▸ DATASET EXCERPT
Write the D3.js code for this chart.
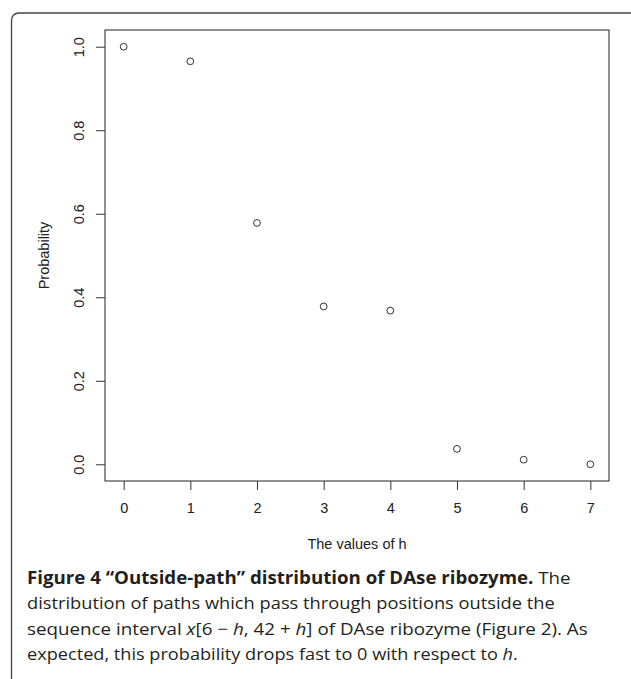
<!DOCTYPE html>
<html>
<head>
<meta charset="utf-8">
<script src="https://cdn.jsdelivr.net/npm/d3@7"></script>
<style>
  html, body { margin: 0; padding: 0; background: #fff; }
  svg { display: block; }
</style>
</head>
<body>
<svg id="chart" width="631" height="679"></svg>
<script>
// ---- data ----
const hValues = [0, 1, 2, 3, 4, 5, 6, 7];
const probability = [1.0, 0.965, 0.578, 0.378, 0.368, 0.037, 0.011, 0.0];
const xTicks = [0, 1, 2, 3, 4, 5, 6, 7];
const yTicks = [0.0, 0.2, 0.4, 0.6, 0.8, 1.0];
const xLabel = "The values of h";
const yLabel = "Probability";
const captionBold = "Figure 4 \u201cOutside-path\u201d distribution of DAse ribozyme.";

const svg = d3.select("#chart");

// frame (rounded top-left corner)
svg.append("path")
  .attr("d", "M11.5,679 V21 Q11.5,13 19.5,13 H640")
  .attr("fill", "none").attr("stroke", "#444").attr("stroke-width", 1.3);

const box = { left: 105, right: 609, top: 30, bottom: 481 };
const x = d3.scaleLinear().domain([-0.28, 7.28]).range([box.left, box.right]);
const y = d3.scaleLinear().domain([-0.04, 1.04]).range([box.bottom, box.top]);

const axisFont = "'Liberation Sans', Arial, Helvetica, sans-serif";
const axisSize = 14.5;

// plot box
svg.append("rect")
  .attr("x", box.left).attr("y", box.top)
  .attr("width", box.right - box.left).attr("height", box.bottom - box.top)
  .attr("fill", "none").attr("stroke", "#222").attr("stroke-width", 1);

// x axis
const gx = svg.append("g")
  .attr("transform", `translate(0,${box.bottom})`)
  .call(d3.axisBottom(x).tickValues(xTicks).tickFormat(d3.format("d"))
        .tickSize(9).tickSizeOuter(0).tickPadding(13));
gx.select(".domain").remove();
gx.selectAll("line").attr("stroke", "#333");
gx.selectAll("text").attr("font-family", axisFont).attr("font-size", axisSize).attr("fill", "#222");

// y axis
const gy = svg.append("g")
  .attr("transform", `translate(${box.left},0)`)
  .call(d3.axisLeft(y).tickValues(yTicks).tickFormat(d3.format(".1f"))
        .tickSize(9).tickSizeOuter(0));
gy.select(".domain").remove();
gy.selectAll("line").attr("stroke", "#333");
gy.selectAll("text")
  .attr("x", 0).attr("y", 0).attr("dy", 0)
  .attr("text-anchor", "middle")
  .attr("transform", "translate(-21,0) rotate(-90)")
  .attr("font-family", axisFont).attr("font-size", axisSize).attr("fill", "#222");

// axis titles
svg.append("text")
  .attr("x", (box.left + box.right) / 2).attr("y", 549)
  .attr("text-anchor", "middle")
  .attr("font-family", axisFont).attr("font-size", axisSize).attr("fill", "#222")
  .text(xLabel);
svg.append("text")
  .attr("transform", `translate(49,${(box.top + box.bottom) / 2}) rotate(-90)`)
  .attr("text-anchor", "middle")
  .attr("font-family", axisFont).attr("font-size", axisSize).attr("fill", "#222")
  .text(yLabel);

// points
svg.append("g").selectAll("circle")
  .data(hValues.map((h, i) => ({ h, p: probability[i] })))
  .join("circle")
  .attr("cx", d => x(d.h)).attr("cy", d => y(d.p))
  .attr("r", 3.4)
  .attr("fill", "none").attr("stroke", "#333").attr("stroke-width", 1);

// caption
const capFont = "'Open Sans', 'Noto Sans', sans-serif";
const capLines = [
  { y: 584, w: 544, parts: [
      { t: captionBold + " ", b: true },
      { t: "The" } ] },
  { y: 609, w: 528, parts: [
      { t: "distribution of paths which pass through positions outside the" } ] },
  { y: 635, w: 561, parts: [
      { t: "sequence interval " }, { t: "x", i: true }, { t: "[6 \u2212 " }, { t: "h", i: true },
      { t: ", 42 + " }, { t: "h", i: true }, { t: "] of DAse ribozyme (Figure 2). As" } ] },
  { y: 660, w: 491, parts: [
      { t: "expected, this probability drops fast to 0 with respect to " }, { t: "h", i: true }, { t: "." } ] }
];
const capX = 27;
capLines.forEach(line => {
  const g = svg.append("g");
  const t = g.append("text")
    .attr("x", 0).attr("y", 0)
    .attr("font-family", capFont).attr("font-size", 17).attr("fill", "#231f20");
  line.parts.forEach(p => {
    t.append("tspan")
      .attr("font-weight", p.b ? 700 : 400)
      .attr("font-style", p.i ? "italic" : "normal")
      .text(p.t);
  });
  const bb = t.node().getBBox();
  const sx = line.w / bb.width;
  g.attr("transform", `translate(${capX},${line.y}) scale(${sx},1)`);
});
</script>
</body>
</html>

▸ INSTRUCTION
Every line is to be duplicated exactly, though pictures stay out.

▸ WRITTEN RESPONSE
Write the D3.js code for this chart.
<!DOCTYPE html>
<html>
<head>
<meta charset="utf-8">
<script src="https://cdn.jsdelivr.net/npm/d3@7"></script>
<style>
  html, body { margin: 0; padding: 0; background: #fff; }
  svg { display: block; }
</style>
</head>
<body>
<svg id="chart" width="631" height="679"></svg>
<script>
// ---- data ----
const hValues = [0, 1, 2, 3, 4, 5, 6, 7];
const probability = [1.0, 0.965, 0.578, 0.378, 0.368, 0.037, 0.011, 0.0];
const xTicks = [0, 1, 2, 3, 4, 5, 6, 7];
const yTicks = [0.0, 0.2, 0.4, 0.6, 0.8, 1.0];
const xLabel = "The values of h";
const yLabel = "Probability";
const captionBold = "Figure 4 \u201cOutside-path\u201d distribution of DAse ribozyme.";

const svg = d3.select("#chart");

// frame (rounded top-left corner)
svg.append("path")
  .attr("d", "M11.5,679 V21 Q11.5,13 19.5,13 H640")
  .attr("fill", "none").attr("stroke", "#444").attr("stroke-width", 1.3);

const box = { left: 105, right: 609, top: 30, bottom: 481 };
const x = d3.scaleLinear().domain([-0.28, 7.28]).range([box.left, box.right]);
const y = d3.scaleLinear().domain([-0.04, 1.04]).range([box.bottom, box.top]);

const axisFont = "'Liberation Sans', Arial, Helvetica, sans-serif";
const axisSize = 14.5;

// plot box
svg.append("rect")
  .attr("x", box.left).attr("y", box.top)
  .attr("width", box.right - box.left).attr("height", box.bottom - box.top)
  .attr("fill", "none").attr("stroke", "#222").attr("stroke-width", 1);

// x axis
const gx = svg.append("g")
  .attr("transform", `translate(0,${box.bottom})`)
  .call(d3.axisBottom(x).tickValues(xTicks).tickFormat(d3.format("d"))
        .tickSize(9).tickSizeOuter(0).tickPadding(13));
gx.select(".domain").remove();
gx.selectAll("line").attr("stroke", "#333");
gx.selectAll("text").attr("font-family", axisFont).attr("font-size", axisSize).attr("fill", "#222");

// y axis
const gy = svg.append("g")
  .attr("transform", `translate(${box.left},0)`)
  .call(d3.axisLeft(y).tickValues(yTicks).tickFormat(d3.format(".1f"))
        .tickSize(9).tickSizeOuter(0));
gy.select(".domain").remove();
gy.selectAll("line").attr("stroke", "#333");
gy.selectAll("text")
  .attr("x", 0).attr("y", 0).attr("dy", 0)
  .attr("text-anchor", "middle")
  .attr("transform", "translate(-21,0) rotate(-90)")
  .attr("font-family", axisFont).attr("font-size", axisSize).attr("fill", "#222");

// axis titles
svg.append("text")
  .attr("x", (box.left + box.right) / 2).attr("y", 549)
  .attr("text-anchor", "middle")
  .attr("font-family", axisFont).attr("font-size", axisSize).attr("fill", "#222")
  .text(xLabel);
svg.append("text")
  .attr("transform", `translate(49,${(box.top + box.bottom) / 2}) rotate(-90)`)
  .attr("text-anchor", "middle")
  .attr("font-family", axisFont).attr("font-size", axisSize).attr("fill", "#222")
  .text(yLabel);

// points
svg.append("g").selectAll("circle")
  .data(hValues.map((h, i) => ({ h, p: probability[i] })))
  .join("circle")
  .attr("cx", d => x(d.h)).attr("cy", d => y(d.p))
  .attr("r", 3.4)
  .attr("fill", "none").attr("stroke", "#333").attr("stroke-width", 1);

// caption
const capFont = "'Open Sans', 'Noto Sans', sans-serif";
const capLines = [
  { y: 584, w: 544, parts: [
      { t: captionBold + " ", b: true },
      { t: "The" } ] },
  { y: 609, w: 528, parts: [
      { t: "distribution of paths which pass through positions outside the" } ] },
  { y: 635, w: 561, parts: [
      { t: "sequence interval " }, { t: "x", i: true }, { t: "[6 \u2212 " }, { t: "h", i: true },
      { t: ", 42 + " }, { t: "h", i: true }, { t: "] of DAse ribozyme (Figure 2). As" } ] },
  { y: 660, w: 491, parts: [
      { t: "expected, this probability drops fast to 0 with respect to " }, { t: "h", i: true }, { t: "." } ] }
];
const capX = 27;
capLines.forEach(line => {
  const g = svg.append("g");
  const t = g.append("text")
    .attr("x", 0).attr("y", 0)
    .attr("font-family", capFont).attr("font-size", 17).attr("fill", "#231f20");
  line.parts.forEach(p => {
    t.append("tspan")
      .attr("font-weight", p.b ? 700 : 400)
      .attr("font-style", p.i ? "italic" : "normal")
      .text(p.t);
  });
  const bb = t.node().getBBox();
  const sx = line.w / bb.width;
  g.attr("transform", `translate(${capX},${line.y}) scale(${sx},1)`);
});
</script>
</body>
</html>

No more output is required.